FAQ - loosolab/TOBIAS GitHub Wiki

FAQ (Frequently Asked Questions)

1. What is the recommended workflow for the TOBIAS tools?

The TOBIAS tools are intended to be run in the order of:

ATACorrect
ScoreBigwig
BINDetect

You can also check out the pre-set snakemake pipeline in order to automate analysis for many conditions.

2. What .bam-file should I use as input?

You can use any .bam-file containing ATAC-seq reads. It is recommended that you remove PCR duplicates, as these can otherwise influence footprinting. You, however, do not need to shift the reads +4/-5, as TOBIAS ATACorrect does this internally.
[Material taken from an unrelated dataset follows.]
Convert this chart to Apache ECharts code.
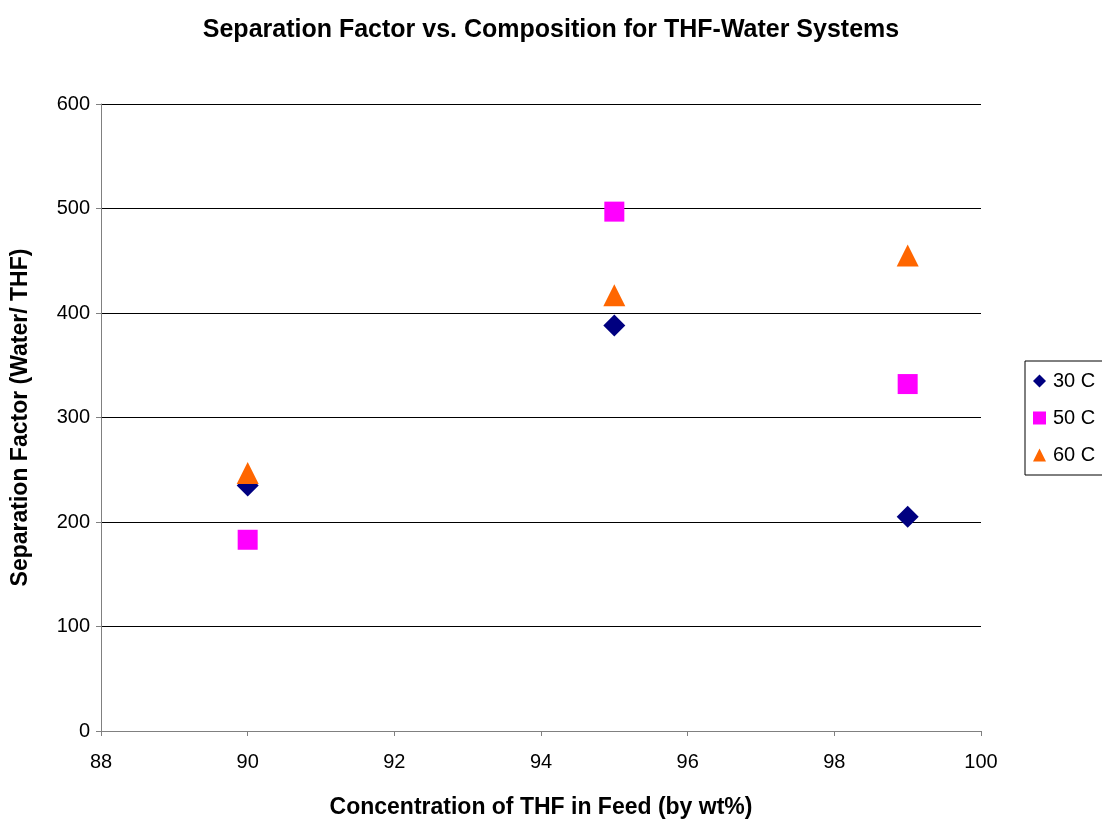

3. What peak-file should I use as input?

You should use any .bed-file containing open chromatin regions from peak-calling, e.g. from MACS2 or similar. If you are planning to compare several conditions with each other, e.g. 'WT.bam' with 'treatment.bam', you should obtain the peaks 'WT_peaks.bed' and 'treatment_peaks.bed' for each condition, and merge these using e.g. bedtools:

cat WT_peaks.bed treatment_peaks.bed | bedtools sort | bedtools merge > merged_peaks.bed

You should then use 'merged_peaks.bed' throughout the TOBIAS tools.

4. How do I deal with replicates?

TOBIAS does not deal with individual biological replicates, and it is therefore recommended to merge replicate .bam-files prior to correction and footprinting. This is to improve the sequencing depth, as well as simplify the downstream interpretation of the results.
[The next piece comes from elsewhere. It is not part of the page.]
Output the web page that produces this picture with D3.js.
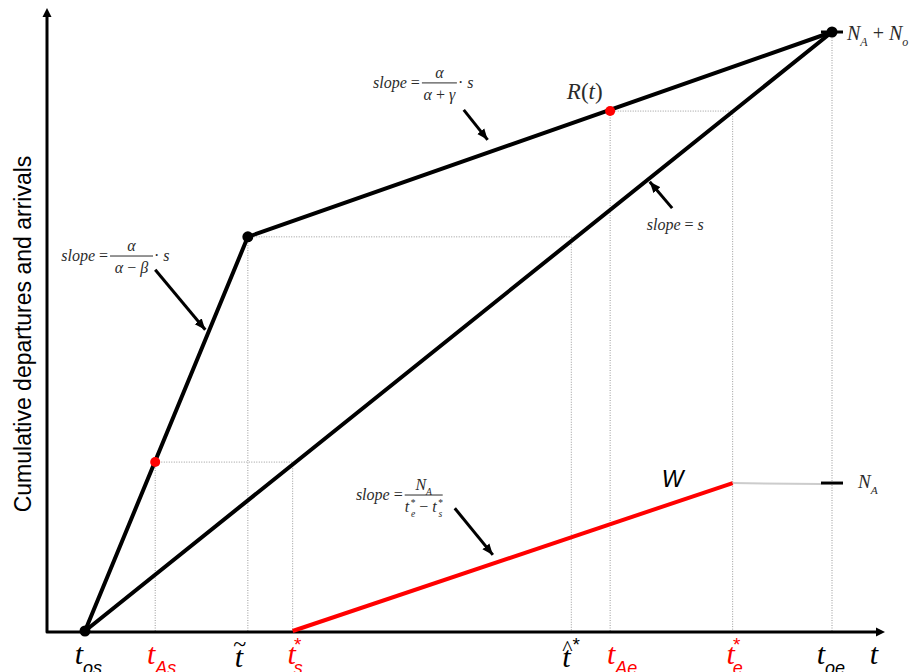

5. I get an error stating "too many files open" - what do I do?

TOBIAS BINDetect and other tools require files per motif/TF to be open throughout the run, and this can exceed the system-limit for open file handles. This can be fixed using the command ulimit:

$ ulimit -n 3000 (or the amount needed - this scales with the number of motifs used)

6. I have another question not answered here...

Please search the issues page to see if someone has already asked a similar question. Otherwise, please feel free to open a new issue.